Et je vous arrête tout de suite : habiter dans un pays démocratique n’est absolument pas une garantie de ne jamais être fiché ni d’en souffrir un jour les conséquences. Tel parti politique ou telle république pourrait bien ne plus exister demain alors que nos données collectées restent disponibles pour toujours. Et c’est là que l’on en revient au problème initial : dans une société sans cash, l’intégralité des transactions reposera à un moment donné sur un intermédiaire faillible. Ces transactions seraient alors de fait censurables, et les fonds en question pourraient très bien être confisqués. Vous pouvez penser qu’il n’y a aucune raison que cela nous arrive, ce n’est pas tellement la question ici. La question, c’est plutôt de savoir si notre système monétaire est suffisamment solide pour résister et soutenir nos libertés dans le cas où une censure s’installerait.
Libre de dépenser… et de conserver
Ce que certains appellent la guerre contre le cash a pourtant déjà commencé, et ses manifestations plus ou moins indirectes sont légion en Europe. En France ou en Italie, des limitations existent pour le paiement en espèces, notamment lorsque le montant en question dépasse 1000 €. Au Danemark, les commerçants ne sont plus obligés d’accepter l’argent liquide… la nuit, mais certains diront qu’il faut un début à tout.

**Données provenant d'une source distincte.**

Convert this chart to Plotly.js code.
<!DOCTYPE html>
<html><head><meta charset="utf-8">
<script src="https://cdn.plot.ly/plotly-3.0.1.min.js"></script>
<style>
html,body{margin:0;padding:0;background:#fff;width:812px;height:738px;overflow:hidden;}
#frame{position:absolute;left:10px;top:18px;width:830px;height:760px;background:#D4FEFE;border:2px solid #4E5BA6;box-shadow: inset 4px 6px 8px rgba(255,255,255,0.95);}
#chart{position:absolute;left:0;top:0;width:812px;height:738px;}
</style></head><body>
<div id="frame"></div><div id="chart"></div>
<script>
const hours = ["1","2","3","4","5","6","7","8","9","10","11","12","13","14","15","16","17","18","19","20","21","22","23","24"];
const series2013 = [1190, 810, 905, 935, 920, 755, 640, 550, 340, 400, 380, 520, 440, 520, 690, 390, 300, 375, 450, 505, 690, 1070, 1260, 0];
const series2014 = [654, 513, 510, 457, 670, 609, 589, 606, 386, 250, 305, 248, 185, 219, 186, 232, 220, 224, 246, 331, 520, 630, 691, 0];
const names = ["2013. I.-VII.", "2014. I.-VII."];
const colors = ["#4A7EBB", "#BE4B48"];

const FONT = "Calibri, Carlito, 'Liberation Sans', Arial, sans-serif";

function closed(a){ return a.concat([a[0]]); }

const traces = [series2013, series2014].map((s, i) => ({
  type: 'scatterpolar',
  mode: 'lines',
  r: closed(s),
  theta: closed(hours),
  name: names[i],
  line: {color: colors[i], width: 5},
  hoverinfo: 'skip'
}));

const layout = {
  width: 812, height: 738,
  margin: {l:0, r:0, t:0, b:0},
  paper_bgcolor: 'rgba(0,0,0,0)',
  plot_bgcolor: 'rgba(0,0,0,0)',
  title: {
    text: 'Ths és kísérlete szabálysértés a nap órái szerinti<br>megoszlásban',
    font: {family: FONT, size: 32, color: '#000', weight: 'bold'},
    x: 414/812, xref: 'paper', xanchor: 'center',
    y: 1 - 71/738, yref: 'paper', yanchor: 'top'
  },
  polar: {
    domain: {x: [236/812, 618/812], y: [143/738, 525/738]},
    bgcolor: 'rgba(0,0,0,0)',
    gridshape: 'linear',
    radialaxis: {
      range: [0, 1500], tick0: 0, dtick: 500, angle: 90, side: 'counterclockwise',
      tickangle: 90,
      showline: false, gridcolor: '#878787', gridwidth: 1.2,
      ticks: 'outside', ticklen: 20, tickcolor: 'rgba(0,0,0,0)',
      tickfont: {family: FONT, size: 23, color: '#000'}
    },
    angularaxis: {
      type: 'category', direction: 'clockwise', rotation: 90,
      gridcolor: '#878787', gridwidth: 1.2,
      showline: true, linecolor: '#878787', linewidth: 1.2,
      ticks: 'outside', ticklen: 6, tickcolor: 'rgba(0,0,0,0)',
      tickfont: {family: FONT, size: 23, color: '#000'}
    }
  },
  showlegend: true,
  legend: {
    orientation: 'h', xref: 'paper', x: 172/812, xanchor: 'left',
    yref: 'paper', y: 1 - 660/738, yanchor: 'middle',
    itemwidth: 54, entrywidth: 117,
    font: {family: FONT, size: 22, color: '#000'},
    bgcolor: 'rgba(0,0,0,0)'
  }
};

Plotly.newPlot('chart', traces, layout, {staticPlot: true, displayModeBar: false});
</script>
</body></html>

Notons que le paysage monétaire évolue aussi localement : encore en France, du fait d’une multitude de facteurs exogènes, plus de 1000 distributeurs sont supprimés tous les ans. Au plan européen, la BCE a par exemple arrêté la production du billet de 500€ qui représentait jusqu’alors 20 % de la valeur cumulée de l’ensemble des billets en circulation, soit 260 milliards d’euros sur un total de 1300 milliards.
Dans des contextes financiers plus fragiles, les mutations peuvent être plus brutales. En Inde, la plus grande démocratie du monde, le gouvernement a décidé en 2016 de démonétiser les billets de 500 et de 1000 roupies. Ces billets représentaient 86 % de la masse monétaire circulante sous forme de billets, et il se dit que ce pourrait bientôt au tour du billet de 2000₹. Mieux encore, le ministre des finances indien a prévu de limiter prochainement le montant de cash que chaque citoyen a le droit de garder chez lui. Autant dire que certaines transformations se font à marche plus ou moins forcée, et sans que grand monde n’ait grand chose à y redire.

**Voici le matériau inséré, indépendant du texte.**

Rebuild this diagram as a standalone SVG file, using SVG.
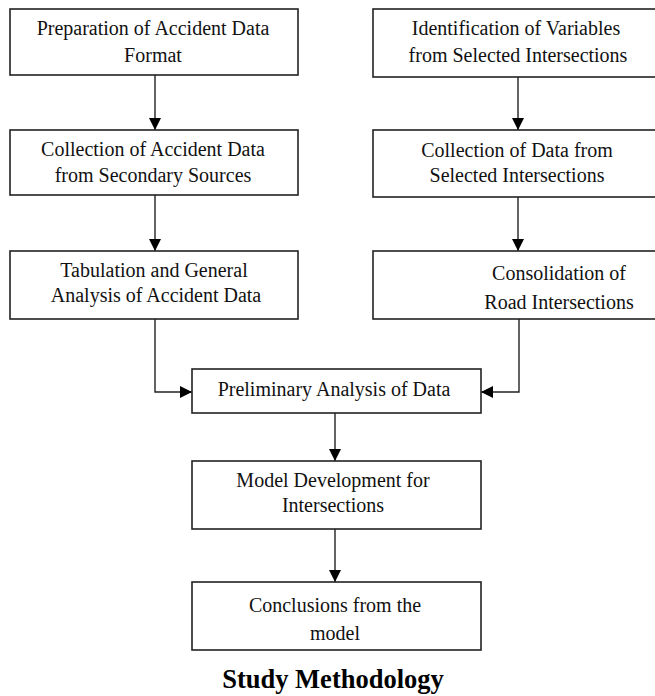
<svg xmlns="http://www.w3.org/2000/svg" width="655" height="696" viewBox="0 0 655 696">
<defs>
<style>
.box{fill:#fff;stroke:#222;stroke-width:1.6}
.t{font-family:"Liberation Serif","Times New Roman",serif;font-size:20px;fill:#111;text-anchor:middle}
.title{font-family:"Liberation Serif","Times New Roman",serif;font-size:26.5px;font-weight:bold;fill:#000;text-anchor:middle}
.c{fill:none;stroke:#222;stroke-width:1.4}
</style>
<marker id="ah" viewBox="0 0 12 12" refX="12" refY="6" markerWidth="12" markerHeight="12" markerUnits="userSpaceOnUse" orient="auto">
<path d="M0,0 L12,6 L0,12 Z" fill="#000"/>
</marker>
</defs>
<rect width="655" height="696" fill="#fff"/>
<g id="connectors">
<line class="c" x1="155" y1="75" x2="155" y2="130" marker-end="url(#ah)"/>
<line class="c" x1="155" y1="195" x2="155" y2="251" marker-end="url(#ah)"/>
<line class="c" x1="518" y1="77" x2="518" y2="130" marker-end="url(#ah)"/>
<line class="c" x1="518" y1="197" x2="518" y2="251" marker-end="url(#ah)"/>
<polyline class="c" points="155,319 155,392 192,392" marker-end="url(#ah)"/>
<polyline class="c" points="519,319 519,392 481,392" marker-end="url(#ah)"/>
<line class="c" x1="335" y1="413" x2="335" y2="461" marker-end="url(#ah)"/>
<line class="c" x1="335" y1="529" x2="335" y2="582" marker-end="url(#ah)"/>
</g>
<g id="n1">
<rect class="box" x="10" y="9" width="288" height="66"/>
<text class="t" x="153" y="35">Preparation of Accident Data</text>
<text class="t" x="153" y="62">Format</text>
</g>
<g id="n2">
<rect class="box" x="10" y="130" width="288" height="65"/>
<text class="t" x="153" y="156">Collection of Accident Data</text>
<text class="t" x="153" y="182">from Secondary Sources</text>
</g>
<g id="n3">
<rect class="box" x="10" y="251" width="288" height="68"/>
<text class="t" x="154" y="277">Tabulation and General</text>
<text class="t" x="156" y="302">Analysis of Accident Data</text>
</g>
<g id="n4">
<rect class="box" x="373" y="9" width="290" height="68"/>
<text class="t" x="516" y="35">Identification  of Variables</text>
<text class="t" x="518" y="62">from Selected Intersections</text>
</g>
<g id="n5">
<rect class="box" x="373" y="130" width="290" height="67"/>
<text class="t" x="517" y="157">Collection of Data from</text>
<text class="t" x="517" y="182">Selected Intersections</text>
</g>
<g id="n6">
<rect class="box" x="373" y="251" width="290" height="68"/>
<text class="t" x="559" y="280">Consolidation of</text>
<text class="t" x="559" y="309">Road Intersections</text>
</g>
<g id="n7">
<rect class="box" x="192" y="369" width="289" height="44"/>
<text class="t" x="334" y="396">Preliminary Analysis of Data</text>
</g>
<g id="n8">
<rect class="box" x="192" y="461" width="289" height="68"/>
<text class="t" x="333" y="487">Model Development for</text>
<text class="t" x="333" y="512">Intersections</text>
</g>
<g id="n9">
<rect class="box" x="192" y="582" width="289" height="68"/>
<text class="t" x="335" y="612">Conclusions from the</text>
<text class="t" x="335" y="640">model</text>
</g>
<text class="title" x="333" y="688">Study Methodology</text>
</svg>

L’intérêt d’une monnaie « permissionless » comme Bitcoin prend alors tout son sens, comme un double refuge contre une possible société de surveillance, mais aussi contre une inflation aux conséquences incontrôlées.
Et Bitcoin, dans tout ça ?
Vous souvenez-vous du message laissé par l’illustre Satoshi Nakamoto dans le tout premier bloc de la chaîne de Bitcoin ?

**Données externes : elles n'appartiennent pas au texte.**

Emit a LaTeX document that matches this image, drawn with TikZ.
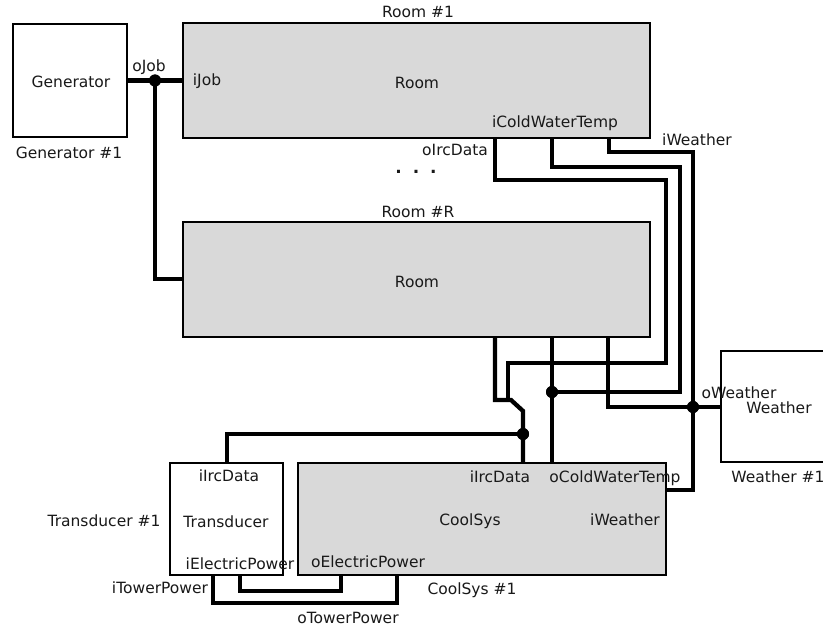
\documentclass[tikz,border=0pt]{standalone}
\usepackage{fontspec}
\setmainfont{DejaVu Sans}
\definecolor{boxgray}{RGB}{217,217,217}
\definecolor{txt}{RGB}{25,25,25}
\begin{document}
\begin{tikzpicture}[x=1pt,y=-1pt,
  every node/.style={font=\fontsize{15.5}{18}\selectfont,text=txt,inner sep=0pt},
  blk/.style={draw=black,line width=2.5pt,inner sep=0pt,minimum width=#1},
  wire/.style={line width=4.3pt,line join=miter,line cap=butt},
  jn/.style={circle,fill=black,minimum size=12pt,inner sep=0pt}]
\useasboundingbox (0,0) rectangle (823,626);
\clip (0,0) rectangle (823,626);
\fill[white] (0,0) rectangle (823,626);

% blocks
\node[blk=114pt,minimum height=113pt,fill=white] (gen) at (70,80.5) {};
\node[blk=467pt,minimum height=115pt,fill=boxgray] (room1) at (416.5,80.5) {};
\node[blk=467pt,minimum height=115pt,fill=boxgray] (roomR) at (416.5,279.5) {};
\node[blk=116pt,minimum height=111pt,fill=white] (wea) at (779,406.5) {};
\node[blk=113pt,minimum height=112pt,fill=white] (trans) at (226.5,519) {};
\node[blk=368pt,minimum height=112pt,fill=boxgray] (cool) at (482,519) {};

% texts
\node (tgen) at (71,82) {Generator};
\node (lgen) at (69,153) {Generator \#1};
\node (troom1) at (417,83) {Room};
\node (lroom1) at (418,12) {Room \#1};
\node (troomR) at (417,282) {Room};
\node (lroomR) at (418,212) {Room \#R};
\node (twea) at (779,408) {Weather};
\node (lwea) at (778,477) {Weather \#1};
\node (ttrans) at (226,522) {Transducer};
\node (ltrans) at (104,521) {Transducer \#1};
\node (tcool) at (470,521) {CoolSys};
\node (lcool) at (472,590) {CoolSys \#1};
\node[font=\fontsize{17}{18}\selectfont\bfseries] (dots) at (416,172) {.\hspace{11pt}.\hspace{11pt}.};

% port labels
\node (poJob) at (149,67) {oJob};
\node (piJob) at (207,81) {iJob};
\node (piCWT) at (555,123) {iColdWaterTemp};
\node (poIrc) at (455,150) {oIrcData};
\node (piWea) at (697,140) {iWeather};
\node (poWea) at (739,393) {oWeather};
\node (pcIrc) at (500,477) {iIrcData};
\node (pcCWT) at (615,478) {oColdWaterTemp};
\node (pcWea) at (625,520) {iWeather};
\node (pcElec) at (368,562) {oElectricPower};
\node (ptElec) at (240,564) {iElectricPower};
\node (ptIrc) at (229,476) {iIrcData};
\node (ptTow) at (160,588) {iTowerPower};
\node (pcTow) at (348,618) {oTowerPower};

% port coordinates
\coordinate (r1a) at (495,138);
\coordinate (r1b) at (552,138);
\coordinate (r1c) at (609,138);
\coordinate (rRa) at (495,337);
\coordinate (rRb) at (552,337);
\coordinate (rRc) at (608,337);
\coordinate (cIrc) at (523,463);
\coordinate (cCWT) at (552,463);
\coordinate (cWea) at (666,490);
\coordinate (tIrc) at (227,463);
\coordinate (tElec) at (240,575);
\coordinate (tTow) at (213,575);
\coordinate (cElec) at (341,575);
\coordinate (cTow) at (397,575);
\coordinate (wIn) at (721,407);
\coordinate (rRjob) at (183,279);

% junctions
\node[jn] (jJob) at (155,80.5) {};
\node[jn] (jIrc) at (523,434) {};
\node[jn] (jCWT) at (552,392) {};
\node[jn] (jWea) at (693,407) {};

% wires
\draw[wire] (gen.east) -- (jJob.center) -- (room1.west);
\draw[wire] (jJob.center) -- (155,279) -- (rRjob);
\draw[wire] (r1a) -- (495,180) -- (666,180) -- (666,363) -- (508,363) -- (508,400);
\draw[wire] (rRa) -- (495,400) -- (511,400) -- (523,411) -- (jIrc.center) -- (cIrc);
\draw[wire] (jIrc.center) -- (227,434) -- (tIrc);
\draw[wire] (r1b) -- (552,167) -- (680,167) -- (680,392) -- (jCWT.center);
\draw[wire] (rRb) -- (jCWT.center) -- (cCWT);
\draw[wire] (r1c) -- (609,152) -- (693,152) -- (jWea.center) -- (693,490) -- (cWea);
\draw[wire] (rRc) -- (608,407) -- (jWea.center) -- (wIn);
\draw[wire] (tElec) -- (240,591) -- (341,591) -- (cElec);
\draw[wire] (tTow) -- (213,603) -- (397,603) -- (cTow);
% redraw junction dots on top
\foreach \j in {jJob,jIrc,jCWT,jWea} \fill (\j) circle (6pt);
\end{tikzpicture}
\end{document}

Traduction : « Le chancelier s’apprête à renflouer les banques pour la seconde fois ».
Difficile d’être plus clair… Et de la part d’un esprit capable d’inventer le Bitcoin, il faut tendre l’oreille. Oui, le Bitcoin, tout comme l’or, est une protection contre l’insolvabilité d’un système de création monétaire reposant sur la dette ou se laissant emporter dans les affres de l’hyperinflation. Si certains – comme votre serviteur, et d’autres – y voient une assurance contre la prochaine crise financière, rappelons que le sujet reste âprement discuté.
En ce qui concerne la protection offerte contre une société un peu trop à l’écoute, l’accueil éventuel reste aussi à relativiser : comme nous vous l’expliquions précédemment, les mouvements sociaux et les contestations de Hong Kong ont été accompagnés d’une forte augmentation momentanée de l’utilisation de cash, mais pas véritablement de Bitcoin. Cet état de fait pourrait s’expliquer notamment car la majorité de la population n’a – au mieux – qu’une connaissance très parcellaire de Bitcoin, et le contexte insurrectionnel mêlant insécurité et coupures d’Internet n’aide pas à son apprentissage en troisième vitesse et à son utilisation.
Pour finir, notons que certains diront que le Bitcoin n’est pas totalement anonyme, ce qui pourrait le discréditer à leurs yeux comme solution face à une surveillance plus ou moins perpétuelle. Et ils auront raison, car chaque utilisateur a une adresse publique qui peut théoriquement être reliée à une adresse IP, et donc une identité réelle. Mais au moins, en attendant que des évolutions du protocole ou les procédés d’anonymisation progressent, personne ne pourra vous empêcher d’utiliser vos bitcoins… et vous pourrez toujours transacter plus librement qu’avec le fameux crypto-yuan.